• [Task objective] Write each line of the material exactly as given, from the top through the line that contains "from matplotlib.patches import Rectangle", and omit all pictures.

• [Given information]

....

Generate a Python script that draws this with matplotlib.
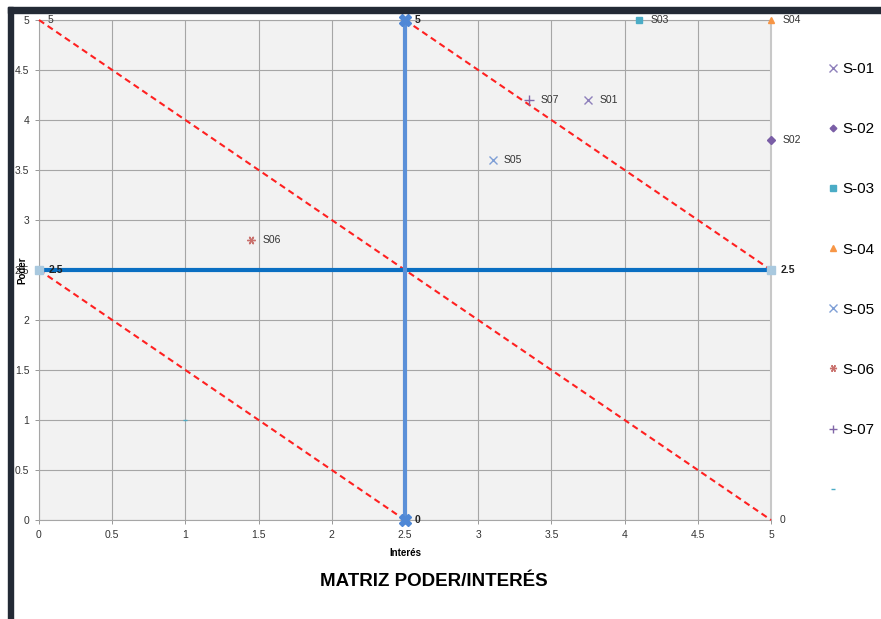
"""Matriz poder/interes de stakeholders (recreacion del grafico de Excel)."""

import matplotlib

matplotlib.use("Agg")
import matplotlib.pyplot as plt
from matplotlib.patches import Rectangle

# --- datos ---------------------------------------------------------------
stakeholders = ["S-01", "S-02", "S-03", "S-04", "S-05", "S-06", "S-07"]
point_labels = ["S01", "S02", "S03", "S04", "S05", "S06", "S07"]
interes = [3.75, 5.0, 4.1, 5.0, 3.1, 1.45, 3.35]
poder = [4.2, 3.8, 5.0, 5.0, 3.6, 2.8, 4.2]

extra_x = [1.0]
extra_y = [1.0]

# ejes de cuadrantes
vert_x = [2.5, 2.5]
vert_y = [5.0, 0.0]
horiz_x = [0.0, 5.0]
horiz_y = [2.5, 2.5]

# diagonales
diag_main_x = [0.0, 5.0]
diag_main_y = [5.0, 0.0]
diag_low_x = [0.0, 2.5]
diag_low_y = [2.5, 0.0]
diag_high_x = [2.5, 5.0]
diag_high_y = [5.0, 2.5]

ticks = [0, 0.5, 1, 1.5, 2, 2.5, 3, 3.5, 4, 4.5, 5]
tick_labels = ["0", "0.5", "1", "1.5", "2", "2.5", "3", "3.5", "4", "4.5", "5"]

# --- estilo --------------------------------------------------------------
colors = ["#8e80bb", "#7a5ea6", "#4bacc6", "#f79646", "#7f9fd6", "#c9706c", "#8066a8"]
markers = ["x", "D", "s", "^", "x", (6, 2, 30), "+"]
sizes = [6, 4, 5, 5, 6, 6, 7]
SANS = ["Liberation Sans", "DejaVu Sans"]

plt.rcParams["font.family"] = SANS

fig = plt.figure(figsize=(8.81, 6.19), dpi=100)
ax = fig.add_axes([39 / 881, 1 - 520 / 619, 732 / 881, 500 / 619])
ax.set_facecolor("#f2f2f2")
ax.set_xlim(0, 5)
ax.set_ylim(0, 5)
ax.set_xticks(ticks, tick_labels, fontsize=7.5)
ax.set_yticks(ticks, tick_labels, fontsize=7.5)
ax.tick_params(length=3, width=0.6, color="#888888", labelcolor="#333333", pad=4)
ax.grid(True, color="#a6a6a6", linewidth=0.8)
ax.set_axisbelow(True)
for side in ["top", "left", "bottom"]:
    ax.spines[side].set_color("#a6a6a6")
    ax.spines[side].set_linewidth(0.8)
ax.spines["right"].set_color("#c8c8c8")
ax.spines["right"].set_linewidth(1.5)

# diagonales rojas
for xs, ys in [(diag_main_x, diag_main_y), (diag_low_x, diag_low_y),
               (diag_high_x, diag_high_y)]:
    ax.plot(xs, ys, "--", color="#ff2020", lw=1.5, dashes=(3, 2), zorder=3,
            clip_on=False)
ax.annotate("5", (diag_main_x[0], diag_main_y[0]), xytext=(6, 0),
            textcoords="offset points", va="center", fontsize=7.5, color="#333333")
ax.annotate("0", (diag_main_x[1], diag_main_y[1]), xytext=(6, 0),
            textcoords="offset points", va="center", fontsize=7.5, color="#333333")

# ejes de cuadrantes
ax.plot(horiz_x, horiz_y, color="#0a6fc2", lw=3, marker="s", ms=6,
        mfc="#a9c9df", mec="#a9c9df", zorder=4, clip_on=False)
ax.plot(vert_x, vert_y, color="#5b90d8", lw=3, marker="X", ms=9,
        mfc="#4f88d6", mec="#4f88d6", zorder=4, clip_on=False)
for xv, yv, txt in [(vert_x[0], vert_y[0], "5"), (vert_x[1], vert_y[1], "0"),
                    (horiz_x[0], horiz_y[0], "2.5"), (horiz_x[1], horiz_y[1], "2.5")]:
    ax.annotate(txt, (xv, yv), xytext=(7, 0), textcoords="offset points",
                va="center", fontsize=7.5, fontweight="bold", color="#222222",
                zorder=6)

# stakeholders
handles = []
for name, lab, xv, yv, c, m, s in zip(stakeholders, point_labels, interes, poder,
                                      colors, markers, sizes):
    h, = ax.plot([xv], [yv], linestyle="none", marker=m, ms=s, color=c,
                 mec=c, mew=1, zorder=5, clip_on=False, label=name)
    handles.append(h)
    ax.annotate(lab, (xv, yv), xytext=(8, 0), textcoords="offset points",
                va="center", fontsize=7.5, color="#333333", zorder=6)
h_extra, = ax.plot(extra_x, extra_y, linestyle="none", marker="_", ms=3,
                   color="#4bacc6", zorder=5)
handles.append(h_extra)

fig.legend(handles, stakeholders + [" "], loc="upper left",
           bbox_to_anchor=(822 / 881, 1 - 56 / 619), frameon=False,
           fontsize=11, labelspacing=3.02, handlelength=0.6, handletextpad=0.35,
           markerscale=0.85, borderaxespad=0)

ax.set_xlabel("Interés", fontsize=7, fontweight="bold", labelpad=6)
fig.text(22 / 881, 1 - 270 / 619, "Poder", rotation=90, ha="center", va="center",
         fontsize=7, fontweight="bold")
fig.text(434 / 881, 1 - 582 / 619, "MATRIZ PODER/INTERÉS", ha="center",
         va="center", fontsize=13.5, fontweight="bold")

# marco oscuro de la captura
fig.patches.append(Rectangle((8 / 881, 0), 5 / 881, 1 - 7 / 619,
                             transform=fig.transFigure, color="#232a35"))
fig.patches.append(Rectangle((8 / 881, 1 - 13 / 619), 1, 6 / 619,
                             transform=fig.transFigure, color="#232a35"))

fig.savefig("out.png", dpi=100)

....

• [Task solution]
Generate a Python script that draws this with matplotlib.
"""Matriz poder/interes de stakeholders (recreacion del grafico de Excel)."""

import matplotlib

matplotlib.use("Agg")
import matplotlib.pyplot as plt
from matplotlib.patches import Rectangle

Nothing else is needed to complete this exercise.